This week I reached a number of milestones. Exodus: Empies at War: Book 3 went over 10K sales, a year after it was released. Book 1 of the Exodus series went over 18K, a year and a half after its release. Book 2 went over 14K sales. Several other books went over some level of thousands sold. Refuge: The Arrival: Book 1 went over 4K sales, while overall I have gone over 84K sales of ebooks and paperbacks, mostly ebooks if truth be told. This all happened in the last week, in a weird juxtaposition of things coming together. But to this author The Deep Dark Well going over 5K was the most significant. The Deep Dark Well started the whole thing off with a giveaway of over 4K books. Two months later Exodus: Empires at War: Book 1 was released and took off. The Deep Dark Well was my first book released on Amazon. It was also the first book I submitted to major publishers and actually received personal rejections for, somewhat of a victory in and of itself.
So what is so significant about this one book that is not even in my most popular series going over 5,000 sales in a little under two and half years? Because, even though it is not a top seller, even for this one author, it has been steadily selling books every month. Fifty so far his month, sixty-five last, seventy-four the month before. If this had been a traditionally published book of the old model, with sales numbers like that through a worldwide distribution network, it would no longer be on the shelves. But the wonderful thing about the new self-publishing model is that books stay on the digital bookshelves forever. With no sales, or twenty thousand sales, New York Times Best Seller or unknown, it doesn’t matter. The book will stay there forever (or at least until civilization falls), allowing people to browse the electronic stacks and find the book. The Deep Dark Well did not put a lot of money in my pocket last month, and probably won’t this month. Still, last month it earned about $130 that it otherwise wouldn’t if it wasn’t available. Not enough to pay rent, or even utilities, but enough to see some movies and eat out. And it looks to continue to sell some books each month for years to come.
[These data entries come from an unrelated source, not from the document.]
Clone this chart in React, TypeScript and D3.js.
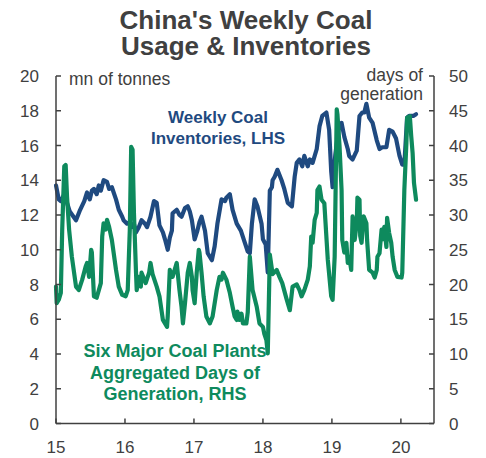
import React from "react";
import * as d3 from "d3";

const invDates = [2015.00,2015.04,2015.07,2015.12,2015.20,2015.29,2015.35,2015.41,2015.45,2015.49,2015.52,2015.55,2015.59,2015.62,2015.65,2015.69,2015.74,2015.77,2015.81,2015.87,2015.91,2015.96,2015.98,2016.03,2016.07,2016.10,2016.13,2016.16,2016.20,2016.24,2016.29,2016.32,2016.37,2016.42,2016.46,2016.50,2016.55,2016.58,2016.62,2016.65,2016.68,2016.69,2016.75,2016.79,2016.82,2016.87,2016.91,2016.94,2016.97,2017.01,2017.05,2017.08,2017.11,2017.16,2017.20,2017.26,2017.30,2017.34,2017.40,2017.45,2017.47,2017.52,2017.56,2017.62,2017.68,2017.73,2017.78,2017.81,2017.84,2017.88,2017.92,2017.98,2018.00,2018.04,2018.07,2018.10,2018.13,2018.14,2018.17,2018.21,2018.27,2018.31,2018.36,2018.42,2018.46,2018.49,2018.53,2018.57,2018.60,2018.65,2018.68,2018.72,2018.78,2018.82,2018.86,2018.92,2018.96,2018.99,2019.01,2019.05,2019.10,2019.14,2019.18,2019.23,2019.25,2019.30,2019.36,2019.40,2019.44,2019.47,2019.50,2019.54,2019.59,2019.65,2019.69,2019.73,2019.79,2019.83,2019.88,2019.93,2019.98,2020.02,2020.05,2020.09,2020.12,2020.18,2020.22];
const invValues = [13.7,12.9,12.8,13.2,12.2,11.7,12.3,12.8,13.3,12.9,13.4,13.5,13.2,13.7,13.4,14.0,13.9,13.5,13.6,12.9,12.3,11.9,11.7,11.5,11.6,11.3,11.5,11.0,11.3,11.7,11.5,11.3,11.9,12.8,12.7,11.4,11.0,10.6,10.0,10.7,11.1,12.1,12.3,12.0,11.9,12.4,12.5,12.2,11.7,10.6,11.1,11.6,11.9,11.1,9.8,9.4,10.2,11.5,12.9,12.8,13.0,13.2,12.3,11.5,11.1,10.5,9.9,9.8,11.5,12.9,12.5,11.5,10.6,10.3,8.7,13.4,13.6,14.0,14.2,14.6,14.0,13.5,12.7,12.5,14.2,15.0,15.2,14.8,15.4,14.8,15.2,15.0,15.8,17.1,17.7,17.9,16.9,14.5,13.6,15.5,17.0,17.3,16.5,15.8,15.4,15.2,15.7,17.7,17.9,17.9,18.4,17.6,17.3,16.3,15.8,15.9,15.9,16.9,16.8,16.4,15.4,14.9,14.9,17.6,17.7,17.7,17.8];

const daysDates = [2015.00,2015.01,2015.04,2015.07,2015.09,2015.12,2015.14,2015.16,2015.19,2015.23,2015.29,2015.33,2015.38,2015.43,2015.45,2015.48,2015.51,2015.52,2015.55,2015.59,2015.65,2015.67,2015.69,2015.72,2015.74,2015.77,2015.81,2015.87,2015.91,2015.96,2016.01,2016.04,2016.07,2016.09,2016.11,2016.13,2016.16,2016.17,2016.20,2016.23,2016.24,2016.30,2016.35,2016.37,2016.40,2016.46,2016.50,2016.55,2016.61,2016.62,2016.65,2016.69,2016.75,2016.79,2016.82,2016.84,2016.87,2016.91,2016.94,2016.97,2016.98,2017.01,2017.04,2017.07,2017.08,2017.11,2017.14,2017.18,2017.23,2017.27,2017.33,2017.37,2017.40,2017.42,2017.47,2017.52,2017.56,2017.59,2017.62,2017.63,2017.66,2017.69,2017.71,2017.76,2017.78,2017.81,2017.85,2017.91,2017.95,2018.00,2018.02,2018.05,2018.07,2018.10,2018.14,2018.20,2018.24,2018.28,2018.34,2018.39,2018.43,2018.49,2018.53,2018.56,2018.60,2018.65,2018.68,2018.70,2018.72,2018.75,2018.78,2018.79,2018.82,2018.85,2018.89,2018.94,2018.99,2019.01,2019.04,2019.07,2019.08,2019.11,2019.14,2019.15,2019.18,2019.21,2019.23,2019.25,2019.28,2019.30,2019.33,2019.36,2019.37,2019.40,2019.41,2019.43,2019.46,2019.50,2019.51,2019.54,2019.59,2019.62,2019.65,2019.66,2019.69,2019.72,2019.73,2019.76,2019.79,2019.80,2019.83,2019.86,2019.88,2019.91,2019.95,2020.01,2020.02,2020.05,2020.08,2020.09,2020.13,2020.15,2020.17,2020.19,2020.22];
const daysValues = [19.7,17.3,17.8,18.8,27.9,37.0,37.2,32.6,27.9,24.0,19.7,19.2,20.7,22.6,23.1,21.1,25.0,24.6,18.3,18.1,20.2,26.9,28.8,27.9,29.3,28.3,26.4,22.1,19.7,18.5,18.3,19.2,27.9,39.8,39.4,30.3,21.7,19.2,21.1,19.7,21.7,20.2,21.7,23.1,21.5,19.7,18.3,14.9,13.9,15.5,22.1,21.1,23.1,19.2,16.8,14.4,17.3,21.7,23.1,21.1,19.2,17.3,21.7,25.0,24.6,21.7,18.3,15.4,14.4,15.4,19.2,21.1,20.7,21.7,20.7,18.8,16.8,15.4,14.9,16.1,14.9,15.8,14.4,14.4,16.0,24.0,19.2,16.8,14.4,13.9,12.9,12.0,10.1,24.3,21.5,22.1,21.1,20.2,18.0,16.3,19.7,20.0,19.2,18.3,19.2,20.7,22.6,26.9,26.0,29.3,30.3,33.6,34.1,32.2,31.7,23.6,18.3,17.8,24.0,45.2,44.5,40.0,33.6,26.4,24.6,26.0,23.1,24.0,22.1,29.8,26.4,28.8,32.5,32.2,27.0,26.0,29.8,28.8,26.4,22.1,21.7,21.0,22.1,24.0,24.5,27.9,26.5,28.3,25.4,29.6,27.4,26.0,24.0,22.1,21.1,21.0,21.7,33.6,40.4,44.0,44.2,41.3,38.9,34.6,32.2];

const xTicks = [2015, 2016, 2017, 2018, 2019, 2020];
const xTickLabels = ["15", "16", "17", "18", "19", "20"];
const leftTicks = [0, 2, 4, 6, 8, 10, 12, 14, 16, 18, 20];
const rightTicks = [0, 5, 10, 15, 20, 25, 30, 35, 40, 45, 50];
const titleLines = ["China's Weekly Coal", "Usage & Inventories"];
const invLabel = ["Weekly Coal", "Inventories, LHS"];
const daysLabel = ["Six Major Coal Plants", "Aggregated Days of", "Generation, RHS"];

const W = 486, H = 458;
const L = 56, R = 434, T = 76, B = 423.5;
const BLUE = "#1f4a80";
const GREEN = "#0e8a5d";
const GREY = "#404040";
const FONT = "'Liberation Sans', Arial, sans-serif";

export default function App() {
  const x = d3.scaleLinear().domain([2015, 2020.48]).range([L, R]);
  const yL = d3.scaleLinear().domain([0, 20]).range([B, T]);
  const yR = d3.scaleLinear().domain([0, 50]).range([B, T]);

  const invLine = d3.line<number>().x((_, i) => x(invDates[i])).y((d) => yL(d)).curve(d3.curveLinear);
  const daysLine = d3.line<number>().x((_, i) => x(daysDates[i])).y((d) => yR(d)).curve(d3.curveLinear);

  return (
    <svg width={W} height={H} style={{ position: "absolute", left: 0, top: 0, background: "#fff" }} fontFamily={FONT}>
      {titleLines.map((t, i) => (
        <text key={t} x={246} y={29 + i * 26} textAnchor="middle" fontSize={26} fontWeight="bold" fill={GREY}>{t}</text>
      ))}

      <path d={invLine(invValues) || ""} fill="none" stroke={BLUE} strokeWidth={4.2} strokeLinejoin="round" strokeLinecap="round" />
      <path d={daysLine(daysValues) || ""} fill="none" stroke={GREEN} strokeWidth={4.2} strokeLinejoin="round" strokeLinecap="round" />

      <g stroke={GREY} strokeWidth={1.5} fill="none">
        <line x1={L} y1={T} x2={L} y2={B} />
        <line x1={R} y1={T} x2={R} y2={B} />
        <line x1={L} y1={B} x2={R} y2={B} />
        {leftTicks.map((v) => (
          <line key={"l" + v} x1={L} x2={L + 5} y1={yL(v)} y2={yL(v)} />
        ))}
        {rightTicks.map((v) => (
          <line key={"r" + v} x1={R - 5} x2={R} y1={yR(v)} y2={yR(v)} />
        ))}
        {xTicks.map((v) => (
          <line key={"x" + v} x1={x(v)} x2={x(v)} y1={B} y2={B - 5} />
        ))}
      </g>

      <g fontSize={17} fill={GREY}>
        {leftTicks.map((v) => (
          <text key={"lt" + v} x={39} y={yL(v) + 6} textAnchor="end">{v}</text>
        ))}
        {rightTicks.map((v) => (
          <text key={"rt" + v} x={449} y={yR(v) + 6} textAnchor="start">{v}</text>
        ))}
        {xTicks.map((v, i) => (
          <text key={"xt" + v} x={x(v)} y={453} textAnchor="middle">{xTickLabels[i]}</text>
        ))}
        <text x={69} y={85} fontSize={17.5}>mn of tonnes</text>
        <text x={423} y={81} textAnchor="end" fontSize={17.5}>days of</text>
        <text x={423} y={100} textAnchor="end" fontSize={17.5}>generation</text>
      </g>

      {invLabel.map((t, i) => (
        <text key={t} x={218} y={123 + i * 21} textAnchor="middle" fontSize={17} fontWeight="bold" fill={BLUE}>{t}</text>
      ))}
      {daysLabel.map((t, i) => (
        <text key={t} x={175} y={357 + i * 21.5} textAnchor="middle" fontSize={18} fontWeight="bold" fill={GREEN}>{t}</text>
      ))}
    </svg>
  );
}
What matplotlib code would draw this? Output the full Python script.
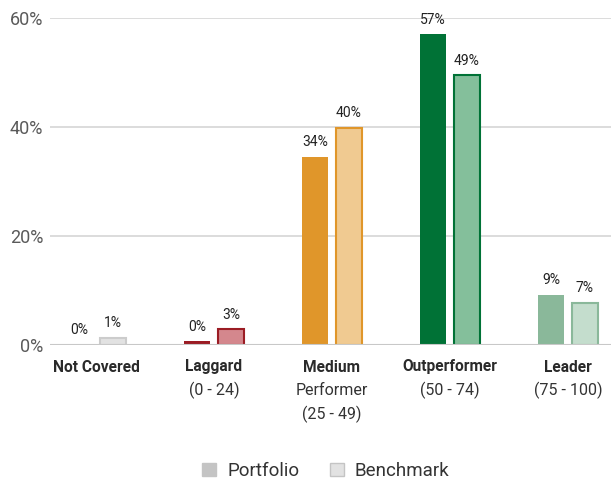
import matplotlib
matplotlib.use("Agg")
import matplotlib.pyplot as plt
from matplotlib.patches import Patch
from matplotlib.transforms import blended_transform_factory

plt.rcParams['font.family'] = ['Roboto', 'DejaVu Sans']

categories = ["Not Covered", "Laggard", "Medium", "Outperformer", "Leader"]
subtitles = [[], ["(0 - 24)"], ["Performer", "(25 - 49)"], ["(50 - 74)"], ["(75 - 100)"]]
portfolio = [0.0, 0.7, 34.5, 57.0, 9.2]
benchmark = [1.3, 2.9, 39.8, 49.5, 7.7]
portfolio_labels = ["0%", "0%", "34%", "57%", "9%"]
benchmark_labels = ["1%", "3%", "40%", "49%", "7%"]
yticks = [0, 20, 40, 60]
ytick_labels = ["0%", "20%", "40%", "60%"]

port_colors = ["#c8c8c8", "#9b1c24", "#e0962a", "#007236", "#8ab89a"]
bench_colors = ["#e2e2e2", "#d4878d", "#f0ca91", "#84bf9b", "#c4ddcd"]
bench_edges = ["#cccccc", "#9b1c24", "#e0962a", "#007236", "#8ab89a"]

fig = plt.figure(figsize=(6.11, 4.79), dpi=100)
ax = fig.add_axes([50/611, 1-345/479, 561/611, (345-18)/479])

x = list(range(len(categories)))
w = 0.215
off = 0.144
for i in x:
    ax.bar(i - off, portfolio[i], width=w, color=port_colors[i], zorder=3)
    ax.bar(i + off, benchmark[i], width=w, color=bench_colors[i],
           edgecolor=bench_edges[i], linewidth=1.5, zorder=3)
    ax.annotate(portfolio_labels[i], (i - off, portfolio[i]), xytext=(0, 5.5),
                textcoords="offset points", ha="center", va="bottom",
                fontsize=10, color="#222222")
    ax.annotate(benchmark_labels[i], (i + off, benchmark[i]), xytext=(0, 5.5),
                textcoords="offset points", ha="center", va="bottom",
                fontsize=10, color="#222222")

ax.set_xlim((50-96)/118, (611-96)/118)
ax.set_ylim(0, 60)
ax.set_yticks(yticks)
ax.set_yticklabels(ytick_labels, fontsize=13, color="#5a5a5a", fontweight="normal")
ax.set_xticks([])
ax.tick_params(axis="y", length=0, pad=5)
for s in ax.spines.values():
    s.set_visible(False)
ax.grid(axis="y", color="#d6d6d6", linewidth=1.2, zorder=0)
ax.axhline(0, color="#c8c8c8", linewidth=1.5, zorder=4)

tr = blended_transform_factory(ax.transData, fig.transFigure)
for i, c in enumerate(categories):
    ax.text(i, 1-367/479, c, transform=tr, ha="center", va="center",
            fontsize=11.2, fontweight="bold", color="#2a2a2a")
    for j, s in enumerate(subtitles[i]):
        ax.text(i, 1-(367+23.5*(j+1))/479, s, transform=tr, ha="center",
                va="center", fontsize=11.5, color="#333333")

handles = [Patch(facecolor="#c4c4c4", edgecolor="#c4c4c4"),
           Patch(facecolor="#e2e2e2", edgecolor="#c4c4c4")]
fig.legend(handles, ["Portfolio", "Benchmark"], loc="center",
           bbox_to_anchor=(326/611, 1-471/479), ncol=2, frameon=False,
           fontsize=13.5, handlelength=0.75, handleheight=0.75,
           columnspacing=1.6, handletextpad=0.6, labelcolor="#333333")

fig.savefig("out.png", dpi=100)
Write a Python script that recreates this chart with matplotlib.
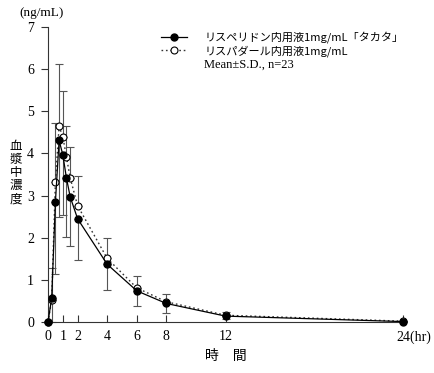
import matplotlib
matplotlib.use("Agg")
import matplotlib.pyplot as plt
import matplotlib.transforms as mtransforms
from matplotlib.lines import Line2D

time = [0, 0.25, 0.5, 0.75, 1, 1.25, 1.5, 2, 4, 6, 8, 12, 24]
generic_mean = [0, 0.57, 2.84, 4.31, 3.97, 3.41, 2.97, 2.45, 1.37, 0.74, 0.44, 0.14, 0.01]
generic_sd = [0, 0.57, 1.70, 1.82, 1.43, 1.40, 1.16, 0.99, 0.61, 0.35, 0.23, 0.07, 0.01]
brand_mean = [0, 0.52, 3.33, 4.64, 4.40, 3.91, 3.42, 2.76, 1.51, 0.81, 0.48, 0.16, 0.02]
brand_sd = [0, 0.75, 1.40, 1.48, 1.09, 0.75, 0.74, 0.71, 0.48, 0.29, 0.19, 0.07, 0.01]
xticks = [0, 1, 2, 4, 6, 8, 12, 24]
xticklabels = ["0", "1", "2", "4", "6", "8", "12", "24(hr)"]
yticks = [0, 1, 2, 3, 4, 5, 6, 7]
label_generic = "リスペリドン内用液1mg/mL「タカタ」"
label_brand = "リスパダール内用液1mg/mL"
label_note = "Mean±S.D., n=23"
ylabel_chars = ["血", "漿", "中", "濃", "度"]

jp = ["Noto Sans CJK JP", "DejaVu Sans"]
serif = ["Liberation Serif", "DejaVu Serif"]

fig = plt.figure(figsize=(4.34, 3.73), dpi=100)
ax = fig.add_axes([0.1106, 0.1367, 0.818, 0.791])

ecol = "#555555"
ms = 5
ax.errorbar(time, brand_mean, yerr=[[0]*len(brand_sd), brand_sd], fmt="none",
            ecolor=ecol, elinewidth=0.8, capsize=3, capthick=0.8, clip_on=False, zorder=2)
ax.errorbar(time, generic_mean, yerr=[generic_sd, [0]*len(generic_sd)], fmt="none",
            ecolor=ecol, elinewidth=0.8, capsize=3, capthick=0.8, clip_on=False, zorder=2)

ax.plot(time, brand_mean, linestyle=(0, (1.2, 2.0)), color="#333333", lw=1.0,
        marker="o", mfc="white", mec="black", ms=ms, mew=0.8, clip_on=False, zorder=3)
ax.plot(time, generic_mean, linestyle="-", color="black", lw=0.9,
        marker="o", mfc="black", mec="black", ms=ms, clip_on=False, zorder=4)

ax.set_xlim(0, 24)
ax.set_ylim(0, 7)
ax.spines["top"].set_visible(False)
ax.spines["right"].set_visible(False)
for s in ("left", "bottom"):
    ax.spines[s].set_linewidth(0.8)
    ax.spines[s].set_color("#333333")

ax.set_xticks(xticks)
ax.set_xticklabels(xticklabels, fontfamily=serif, fontsize=10)
ax.set_yticks(yticks)
ax.set_yticklabels([str(v) for v in yticks], fontfamily=serif, fontsize=10)
ax.tick_params(axis="x", direction="in", length=5, width=0.8, pad=6, color="#333333")
ax.tick_params(axis="y", direction="out", length=5, width=0.8, pad=5, color="#333333")

last = ax.get_xticklabels()[-1]
last.set_transform(last.get_transform() +
                   mtransforms.ScaledTranslation(0.11, 0, fig.dpi_scale_trans))

fig.text(0.095, 0.965, "(ng/mL)", fontfamily=serif, fontsize=9.5, ha="center", va="center")
for i, ch in enumerate(ylabel_chars):
    fig.text(0.037, 0.607 - i * 0.035, ch, fontfamily=jp, fontsize=9,
             ha="center", va="center")
fig.text(0.52, 0.045, "時　間", fontfamily=jp, fontsize=10, ha="center", va="center")

handles = [
    Line2D([], [], color="black", lw=0.9, marker="o", mfc="black", mec="black", ms=ms),
    Line2D([], [], color="#333333", lw=1.0, linestyle=(0, (1.2, 2.0)), marker="o",
           mfc="white", mec="black", ms=ms, mew=0.8),
    Line2D([], [], color="none"),
]
leg = ax.legend(handles, [label_generic, label_brand, label_note], loc="upper left",
                bbox_to_anchor=(0.305, 1.0), frameon=False, handlelength=2.4,
                handletextpad=1.5, labelspacing=0.15, borderaxespad=0.0,
                prop={"family": jp, "size": 8})
for t in leg.get_texts():
    if t.get_text().startswith("Mean"):
        t.set_fontfamily(serif)
        t.set_fontsize(9)

fig.savefig("out.png", dpi=100)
I have several books that are approaching the 300 sales mark. One book, The Hunger, just went over 300, which again is not much to brag about. But even with slight sales, those books, which are all highly rated in the few reviews they have, continue to sit on the electronic shelves, hopefully to one day take off. If they never do, if they continue to sell two to ten books a month, it is still income from my work.
Overall, this is very good news for authors. I remember years ago when an author friend of mine, who was a midlist writer, was complaining about how none of her past work was still available. This traditionally has been the steady income stream of midlist writers. And was taken away from them by the economics of limited space in the bookstore. She has since bought the rights back for all of her books, and has published them as ebooks. So now, in the electronic publishing age, we can all keep our past work on the shelves, continuing to sell a few here or there. They never go out of print.